_DATASET CONTENT_.
-- -- --

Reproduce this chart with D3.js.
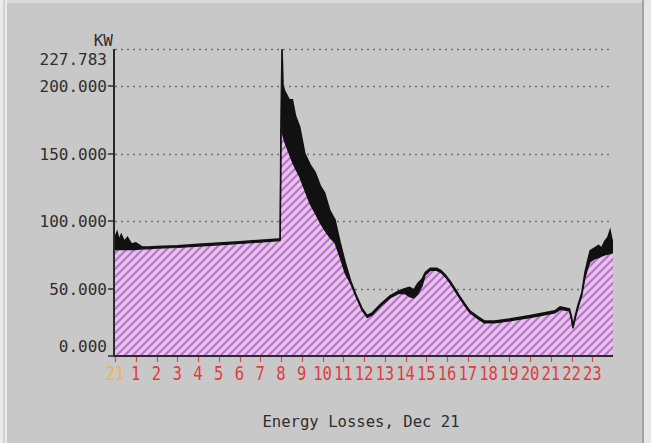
<!DOCTYPE html>
<html><head><meta charset="utf-8">
<script src="https://cdn.jsdelivr.net/npm/d3@7"></script>
<style>
html,body{margin:0;padding:0;background:#c8c8c8;overflow:hidden}
svg{display:block}
</style></head>
<body>
<svg id="chart" width="651" height="443"></svg>
<script>
// ---- data (hours, lower envelope / upper envelope of load, thousand kW) ----
const hours = [0,0.1,0.2,0.3,0.45,0.6,0.8,1.0,1.3,1.6,2,3,4,5,6,7,7.9,7.96,8.0,8.05,8.1,8.2,8.4,8.55,8.7,8.9,9.15,9.4,9.65,9.9,10.1,10.35,10.6,10.85,11.1,11.35,11.6,11.9,12.15,12.4,12.77,13.25,13.7,14.0,14.2,14.4,14.6,14.8,14.95,15.2,15.5,15.7,15.9,16.15,16.4,16.6,16.87,17.1,17.5,17.8,18.3,19,20,20.7,21.2,21.45,21.9,22.0,22.07,22.17,22.3,22.5,22.65,22.8,22.9,23.1,23.3,23.45,23.6,23.75,23.86,23.95,24];
const lowLoad = [79,79,79,79,79,79,79,79,79.5,79.5,80,80.5,81.5,82.5,83.5,84.5,85.5,85.5,168,168,163,158,150,144,139,133,123,113,106,98.6,93.5,88,84,73,61,54,44.5,34,28.5,30.5,36.5,43,46.5,46,44,43,46,52,60,63.5,63.5,62,59,54,48,43,37,32,27.5,24.5,24.5,26,28.5,30.5,32,34.5,33.5,27,20.5,27,35,45,58,66,70,72,73,74,75,75.5,76,76.5,76.5];
const highLoad = [88,92,86,90,85,88,83,84,81,80.8,81.3,81.8,82.8,83.8,84.8,85.8,86.8,86.8,175,227.783,200,196,190,190,178,170,150,142,136,126,121,108,101,84,69,56,46,35.5,30,32,38,44.5,48.5,50,51,49,54,57,62,65,65,63.5,60.5,55.5,49.5,44.5,38.5,33.5,29,26,26,27.5,30,32,33.5,36.5,35,29,22,29,37,47,62,72,78,80,82,80,85,88,93,86,84];
const hourLabels = ["21","1","2","3","4","5","6","7","8","9","10","11","12","13","14","15","16","17","18","19","20","21","22","23"];
const yTicks = [0,50,100,150,200,227.783];
const yTickLabels = ["0.000","50.000","100.000","150.000","200.000","227.783"];
const unitLabel = "KW";
const title = "Energy Losses, Dec 21";

const data = hours.map((h,i)=>({h, lo: lowLoad[i], hi: highLoad[i]}));

const svg = d3.select("#chart");
// window frame
svg.append("rect").attr("x",0).attr("y",0).attr("width",651).attr("height",3).attr("fill","#dadada");
svg.append("rect").attr("x",0).attr("y",0).attr("width",3).attr("height",443).attr("fill","#ececE6");
svg.append("rect").attr("x",3).attr("y",0).attr("width",2).attr("height",443).attr("fill","#d2d2d2");
svg.append("rect").attr("x",5).attr("y",0).attr("width",2).attr("height",443).attr("fill","#eaeaea");
svg.append("rect").attr("x",642).attr("y",0).attr("width",2).attr("height",443).attr("fill","#a4a4a4");
svg.append("rect").attr("x",644).attr("y",0).attr("width",7).attr("height",443).attr("fill","#e6e6e6");

const x = d3.scaleLinear().domain([0,24]).range([115,613]);
const y = d3.scaleLinear().domain([0,227.783]).range([356,49]);

const defs = svg.append("defs");
const P = 8;
const pat = defs.append("pattern").attr("id","hatch").attr("patternUnits","userSpaceOnUse")
  .attr("width",P).attr("height",P);
pat.append("rect").attr("width",P).attr("height",P).attr("fill","#d8cddb");
pat.append("path").attr("d",`M-1,1 l2,-2 M0,${P} l${P},-${P} M${P-1},${P+1} l2,-2`)
  .attr("stroke","#c866da").attr("stroke-width",2.1);
defs.append("clipPath").attr("id","clip").append("rect")
  .attr("x",x(0)).attr("y",y(227.783)-2).attr("width",x(24)-x(0)).attr("height",y(0)-y(227.783)+2);

// grid
const grid = svg.append("g");
grid.selectAll("line").data(yTicks.filter(d=>d>0)).join("line")
  .attr("x1",x(0)).attr("x2",x(24)).attr("y1",d=>Math.round(y(d))+0.5).attr("y2",d=>Math.round(y(d))+0.5)
  .attr("stroke","#707070").attr("stroke-width",1.5).attr("stroke-dasharray","2,4");

const plot = svg.append("g").attr("clip-path","url(#clip)");
plot.append("path").datum(data)
  .attr("d", d3.area().x(d=>x(d.h)).y0(y(0)).y1(d=>y(d.lo)))
  .attr("fill","url(#hatch)");
plot.append("path").datum(data)
  .attr("d", d3.area().x(d=>x(d.h)).y0(d=>y(d.lo)).y1(d=>y(d.hi)))
  .attr("fill","#111");
plot.append("path").datum(data)
  .attr("d", d3.line().x(d=>x(d.h)).y(d=>y(d.hi)))
  .attr("fill","none").attr("stroke","#111").attr("stroke-width",1.6);
plot.append("path").datum(data)
  .attr("d", d3.line().x(d=>x(d.h)).y(d=>y(d.lo)))
  .attr("fill","none").attr("stroke","#111").attr("stroke-width",1.2);

// axes
svg.append("line").attr("x1",114).attr("x2",114).attr("y1",y(227.783)).attr("y2",y(0)+1)
  .attr("stroke","#2a2a2a").attr("stroke-width",2);
svg.append("line").attr("x1",113).attr("x2",x(24)).attr("y1",y(0)).attr("y2",y(0))
  .attr("stroke","#2a2a2a").attr("stroke-width",2);

// y ticks & labels
const yl = svg.append("g").attr("font-family","DejaVu Sans Mono").attr("font-size",16).attr("fill","#2e2e2e");
yl.selectAll("line").data(yTicks.filter(d=>d<220)).join("line")
  .attr("x1",108).attr("x2",113).attr("y1",d=>Math.round(y(d))).attr("y2",d=>Math.round(y(d)))
  .attr("stroke","#2e2e2e").attr("stroke-width",1.5);
const yOffset = v => v===0 ? -4 : (v>220 ? 16 : 6);
yl.selectAll("text").data(yTicks).join("text")
  .attr("x",107).attr("y",(d)=>y(d)+yOffset(d)).attr("text-anchor","end")
  .text((d,i)=>yTickLabels[i]);
yl.append("text").attr("x",113).attr("y",46).attr("text-anchor","end").text(unitLabel);

// x ticks & labels
const xl = svg.append("g").attr("font-family","DejaVu Sans Mono").attr("font-size",19);
xl.selectAll("line").data(d3.range(24)).join("line")
  .attr("x1",d=>Math.round(x(d))+0.5).attr("x2",d=>Math.round(x(d))+0.5).attr("y1",357).attr("y2",362)
  .attr("stroke","#e04848").attr("stroke-width",1.2);
xl.selectAll("text").data(d3.range(24)).join("text")
  .attr("transform",d=>`translate(${x(d)},380) scale(0.82,1)`)
  .attr("text-anchor","middle")
  .attr("fill",d=>d===0?"#f0b450":"#e03c3c")
  .text(d=>hourLabels[d]);

svg.append("text").attr("x",361).attr("y",427).attr("text-anchor","middle")
  .attr("font-family","DejaVu Sans Mono").attr("font-size",15.6).attr("fill","#2e2e2e")
  .text(title);
</script>
</body></html>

-- -- --

Leave out the pictures and copy the rest of the material above exactly.

Reproduce this chart with D3.js.
<!DOCTYPE html>
<html><head><meta charset="utf-8">
<script src="https://cdn.jsdelivr.net/npm/d3@7"></script>
<style>
html,body{margin:0;padding:0;background:#c8c8c8;overflow:hidden}
svg{display:block}
</style></head>
<body>
<svg id="chart" width="651" height="443"></svg>
<script>
// ---- data (hours, lower envelope / upper envelope of load, thousand kW) ----
const hours = [0,0.1,0.2,0.3,0.45,0.6,0.8,1.0,1.3,1.6,2,3,4,5,6,7,7.9,7.96,8.0,8.05,8.1,8.2,8.4,8.55,8.7,8.9,9.15,9.4,9.65,9.9,10.1,10.35,10.6,10.85,11.1,11.35,11.6,11.9,12.15,12.4,12.77,13.25,13.7,14.0,14.2,14.4,14.6,14.8,14.95,15.2,15.5,15.7,15.9,16.15,16.4,16.6,16.87,17.1,17.5,17.8,18.3,19,20,20.7,21.2,21.45,21.9,22.0,22.07,22.17,22.3,22.5,22.65,22.8,22.9,23.1,23.3,23.45,23.6,23.75,23.86,23.95,24];
const lowLoad = [79,79,79,79,79,79,79,79,79.5,79.5,80,80.5,81.5,82.5,83.5,84.5,85.5,85.5,168,168,163,158,150,144,139,133,123,113,106,98.6,93.5,88,84,73,61,54,44.5,34,28.5,30.5,36.5,43,46.5,46,44,43,46,52,60,63.5,63.5,62,59,54,48,43,37,32,27.5,24.5,24.5,26,28.5,30.5,32,34.5,33.5,27,20.5,27,35,45,58,66,70,72,73,74,75,75.5,76,76.5,76.5];
const highLoad = [88,92,86,90,85,88,83,84,81,80.8,81.3,81.8,82.8,83.8,84.8,85.8,86.8,86.8,175,227.783,200,196,190,190,178,170,150,142,136,126,121,108,101,84,69,56,46,35.5,30,32,38,44.5,48.5,50,51,49,54,57,62,65,65,63.5,60.5,55.5,49.5,44.5,38.5,33.5,29,26,26,27.5,30,32,33.5,36.5,35,29,22,29,37,47,62,72,78,80,82,80,85,88,93,86,84];
const hourLabels = ["21","1","2","3","4","5","6","7","8","9","10","11","12","13","14","15","16","17","18","19","20","21","22","23"];
const yTicks = [0,50,100,150,200,227.783];
const yTickLabels = ["0.000","50.000","100.000","150.000","200.000","227.783"];
const unitLabel = "KW";
const title = "Energy Losses, Dec 21";

const data = hours.map((h,i)=>({h, lo: lowLoad[i], hi: highLoad[i]}));

const svg = d3.select("#chart");
// window frame
svg.append("rect").attr("x",0).attr("y",0).attr("width",651).attr("height",3).attr("fill","#dadada");
svg.append("rect").attr("x",0).attr("y",0).attr("width",3).attr("height",443).attr("fill","#ececE6");
svg.append("rect").attr("x",3).attr("y",0).attr("width",2).attr("height",443).attr("fill","#d2d2d2");
svg.append("rect").attr("x",5).attr("y",0).attr("width",2).attr("height",443).attr("fill","#eaeaea");
svg.append("rect").attr("x",642).attr("y",0).attr("width",2).attr("height",443).attr("fill","#a4a4a4");
svg.append("rect").attr("x",644).attr("y",0).attr("width",7).attr("height",443).attr("fill","#e6e6e6");

const x = d3.scaleLinear().domain([0,24]).range([115,613]);
const y = d3.scaleLinear().domain([0,227.783]).range([356,49]);

const defs = svg.append("defs");
const P = 8;
const pat = defs.append("pattern").attr("id","hatch").attr("patternUnits","userSpaceOnUse")
  .attr("width",P).attr("height",P);
pat.append("rect").attr("width",P).attr("height",P).attr("fill","#d8cddb");
pat.append("path").attr("d",`M-1,1 l2,-2 M0,${P} l${P},-${P} M${P-1},${P+1} l2,-2`)
  .attr("stroke","#c866da").attr("stroke-width",2.1);
defs.append("clipPath").attr("id","clip").append("rect")
  .attr("x",x(0)).attr("y",y(227.783)-2).attr("width",x(24)-x(0)).attr("height",y(0)-y(227.783)+2);

// grid
const grid = svg.append("g");
grid.selectAll("line").data(yTicks.filter(d=>d>0)).join("line")
  .attr("x1",x(0)).attr("x2",x(24)).attr("y1",d=>Math.round(y(d))+0.5).attr("y2",d=>Math.round(y(d))+0.5)
  .attr("stroke","#707070").attr("stroke-width",1.5).attr("stroke-dasharray","2,4");

const plot = svg.append("g").attr("clip-path","url(#clip)");
plot.append("path").datum(data)
  .attr("d", d3.area().x(d=>x(d.h)).y0(y(0)).y1(d=>y(d.lo)))
  .attr("fill","url(#hatch)");
plot.append("path").datum(data)
  .attr("d", d3.area().x(d=>x(d.h)).y0(d=>y(d.lo)).y1(d=>y(d.hi)))
  .attr("fill","#111");
plot.append("path").datum(data)
  .attr("d", d3.line().x(d=>x(d.h)).y(d=>y(d.hi)))
  .attr("fill","none").attr("stroke","#111").attr("stroke-width",1.6);
plot.append("path").datum(data)
  .attr("d", d3.line().x(d=>x(d.h)).y(d=>y(d.lo)))
  .attr("fill","none").attr("stroke","#111").attr("stroke-width",1.2);

// axes
svg.append("line").attr("x1",114).attr("x2",114).attr("y1",y(227.783)).attr("y2",y(0)+1)
  .attr("stroke","#2a2a2a").attr("stroke-width",2);
svg.append("line").attr("x1",113).attr("x2",x(24)).attr("y1",y(0)).attr("y2",y(0))
  .attr("stroke","#2a2a2a").attr("stroke-width",2);

// y ticks & labels
const yl = svg.append("g").attr("font-family","DejaVu Sans Mono").attr("font-size",16).attr("fill","#2e2e2e");
yl.selectAll("line").data(yTicks.filter(d=>d<220)).join("line")
  .attr("x1",108).attr("x2",113).attr("y1",d=>Math.round(y(d))).attr("y2",d=>Math.round(y(d)))
  .attr("stroke","#2e2e2e").attr("stroke-width",1.5);
const yOffset = v => v===0 ? -4 : (v>220 ? 16 : 6);
yl.selectAll("text").data(yTicks).join("text")
  .attr("x",107).attr("y",(d)=>y(d)+yOffset(d)).attr("text-anchor","end")
  .text((d,i)=>yTickLabels[i]);
yl.append("text").attr("x",113).attr("y",46).attr("text-anchor","end").text(unitLabel);

// x ticks & labels
const xl = svg.append("g").attr("font-family","DejaVu Sans Mono").attr("font-size",19);
xl.selectAll("line").data(d3.range(24)).join("line")
  .attr("x1",d=>Math.round(x(d))+0.5).attr("x2",d=>Math.round(x(d))+0.5).attr("y1",357).attr("y2",362)
  .attr("stroke","#e04848").attr("stroke-width",1.2);
xl.selectAll("text").data(d3.range(24)).join("text")
  .attr("transform",d=>`translate(${x(d)},380) scale(0.82,1)`)
  .attr("text-anchor","middle")
  .attr("fill",d=>d===0?"#f0b450":"#e03c3c")
  .text(d=>hourLabels[d]);

svg.append("text").attr("x",361).attr("y",427).attr("text-anchor","middle")
  .attr("font-family","DejaVu Sans Mono").attr("font-size",15.6).attr("fill","#2e2e2e")
  .text(title);
</script>
</body></html>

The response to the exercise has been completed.